**Directions for this task**.
Begin with the first line of the material and write out each line exactly, ending with the line that contains "plt.rcParams['font.family'] = ['Liberation". Pictures are not part of the copy.

**Dataset content**.
----------
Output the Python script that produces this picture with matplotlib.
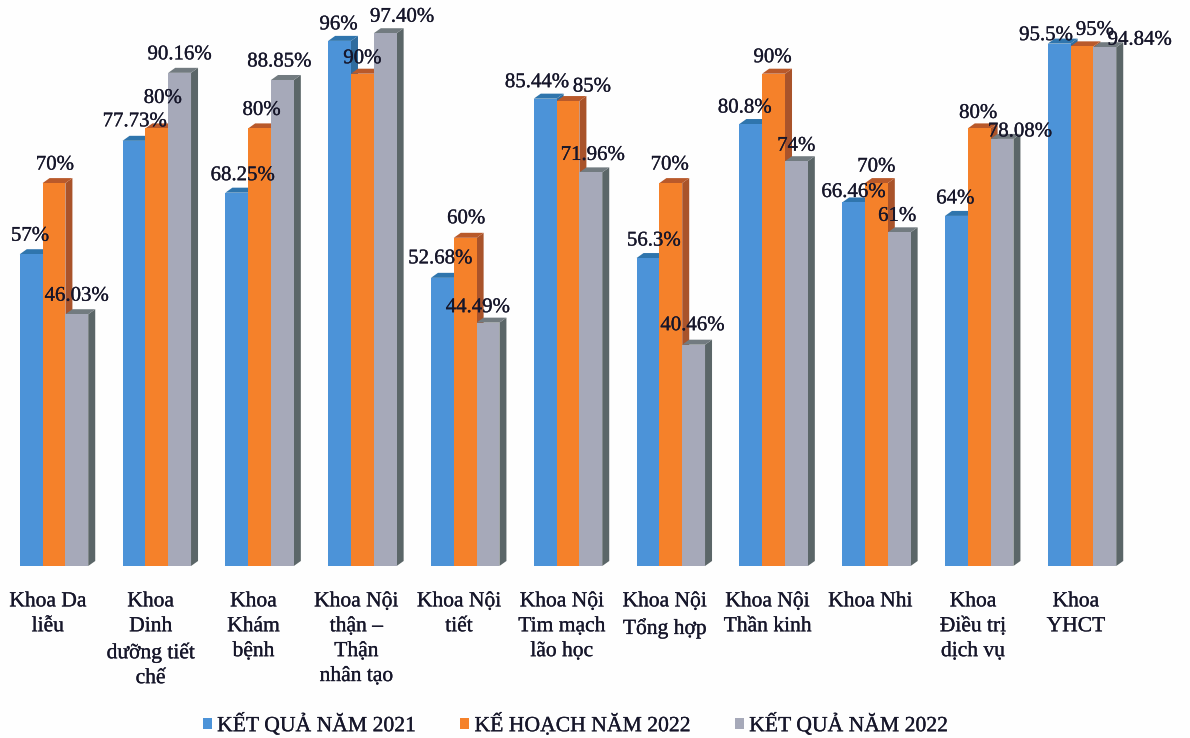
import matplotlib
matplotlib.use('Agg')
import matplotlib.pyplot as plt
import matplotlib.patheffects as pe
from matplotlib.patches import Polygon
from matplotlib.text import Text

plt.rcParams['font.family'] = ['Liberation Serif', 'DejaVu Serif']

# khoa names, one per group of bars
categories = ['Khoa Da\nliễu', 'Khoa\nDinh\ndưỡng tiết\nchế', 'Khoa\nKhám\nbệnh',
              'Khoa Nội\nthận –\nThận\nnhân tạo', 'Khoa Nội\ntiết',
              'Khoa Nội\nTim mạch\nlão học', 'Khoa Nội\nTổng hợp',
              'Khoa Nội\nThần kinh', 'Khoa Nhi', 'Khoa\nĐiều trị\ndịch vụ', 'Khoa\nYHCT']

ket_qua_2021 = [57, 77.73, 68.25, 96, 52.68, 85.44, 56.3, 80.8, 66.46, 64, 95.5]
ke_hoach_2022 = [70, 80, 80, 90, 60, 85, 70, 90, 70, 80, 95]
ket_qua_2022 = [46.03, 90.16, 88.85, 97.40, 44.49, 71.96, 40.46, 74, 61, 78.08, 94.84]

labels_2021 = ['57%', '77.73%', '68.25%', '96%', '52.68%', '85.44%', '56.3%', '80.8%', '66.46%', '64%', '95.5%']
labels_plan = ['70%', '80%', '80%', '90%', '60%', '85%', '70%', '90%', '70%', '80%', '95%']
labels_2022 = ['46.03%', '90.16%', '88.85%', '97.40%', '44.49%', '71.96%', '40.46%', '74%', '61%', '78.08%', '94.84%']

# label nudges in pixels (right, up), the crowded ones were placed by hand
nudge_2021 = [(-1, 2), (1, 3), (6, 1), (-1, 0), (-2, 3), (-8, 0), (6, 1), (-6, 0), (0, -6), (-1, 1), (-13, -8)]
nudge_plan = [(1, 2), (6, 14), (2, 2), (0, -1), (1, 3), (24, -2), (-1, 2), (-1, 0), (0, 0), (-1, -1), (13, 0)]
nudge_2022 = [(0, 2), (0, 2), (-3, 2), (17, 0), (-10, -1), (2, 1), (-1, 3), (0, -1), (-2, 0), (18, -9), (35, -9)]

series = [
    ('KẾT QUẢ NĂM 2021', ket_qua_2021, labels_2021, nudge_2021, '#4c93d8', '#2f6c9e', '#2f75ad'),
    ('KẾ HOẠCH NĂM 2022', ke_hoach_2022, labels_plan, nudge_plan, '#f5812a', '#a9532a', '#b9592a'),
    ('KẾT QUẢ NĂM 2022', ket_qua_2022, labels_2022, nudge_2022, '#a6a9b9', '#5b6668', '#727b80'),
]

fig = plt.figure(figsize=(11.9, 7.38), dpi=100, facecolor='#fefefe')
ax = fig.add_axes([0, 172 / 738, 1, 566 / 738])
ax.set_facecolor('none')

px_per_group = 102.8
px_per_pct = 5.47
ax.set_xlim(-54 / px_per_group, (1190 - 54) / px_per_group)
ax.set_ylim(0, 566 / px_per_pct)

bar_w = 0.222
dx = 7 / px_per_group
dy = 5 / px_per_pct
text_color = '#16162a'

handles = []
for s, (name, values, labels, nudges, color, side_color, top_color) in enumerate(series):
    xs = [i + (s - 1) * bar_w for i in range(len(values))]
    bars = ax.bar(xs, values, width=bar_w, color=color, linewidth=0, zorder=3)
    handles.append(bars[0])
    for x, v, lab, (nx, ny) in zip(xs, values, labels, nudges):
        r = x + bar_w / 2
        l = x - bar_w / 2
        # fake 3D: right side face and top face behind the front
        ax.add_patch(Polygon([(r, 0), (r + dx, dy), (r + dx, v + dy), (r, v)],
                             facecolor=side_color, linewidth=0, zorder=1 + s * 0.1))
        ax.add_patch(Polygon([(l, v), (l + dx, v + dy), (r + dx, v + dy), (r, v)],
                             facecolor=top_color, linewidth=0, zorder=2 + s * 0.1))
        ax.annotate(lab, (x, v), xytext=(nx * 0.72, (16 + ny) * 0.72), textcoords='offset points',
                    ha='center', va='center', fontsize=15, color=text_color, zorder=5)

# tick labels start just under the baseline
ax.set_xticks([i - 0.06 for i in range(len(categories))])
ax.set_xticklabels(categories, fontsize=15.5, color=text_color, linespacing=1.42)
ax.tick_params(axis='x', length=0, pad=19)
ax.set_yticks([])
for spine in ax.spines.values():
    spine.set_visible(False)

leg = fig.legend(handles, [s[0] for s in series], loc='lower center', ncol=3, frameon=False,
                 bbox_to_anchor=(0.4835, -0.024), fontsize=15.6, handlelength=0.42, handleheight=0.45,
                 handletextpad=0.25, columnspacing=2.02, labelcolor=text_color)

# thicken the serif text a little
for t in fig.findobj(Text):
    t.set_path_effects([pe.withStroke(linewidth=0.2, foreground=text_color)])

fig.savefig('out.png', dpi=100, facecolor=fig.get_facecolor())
----------
**Right answer**.
Output the Python script that produces this picture with matplotlib.
import matplotlib
matplotlib.use('Agg')
import matplotlib.pyplot as plt
import matplotlib.patheffects as pe
from matplotlib.patches import Polygon
from matplotlib.text import Text

plt.rcParams['font.family'] = ['Liberation Serif', 'DejaVu Serif']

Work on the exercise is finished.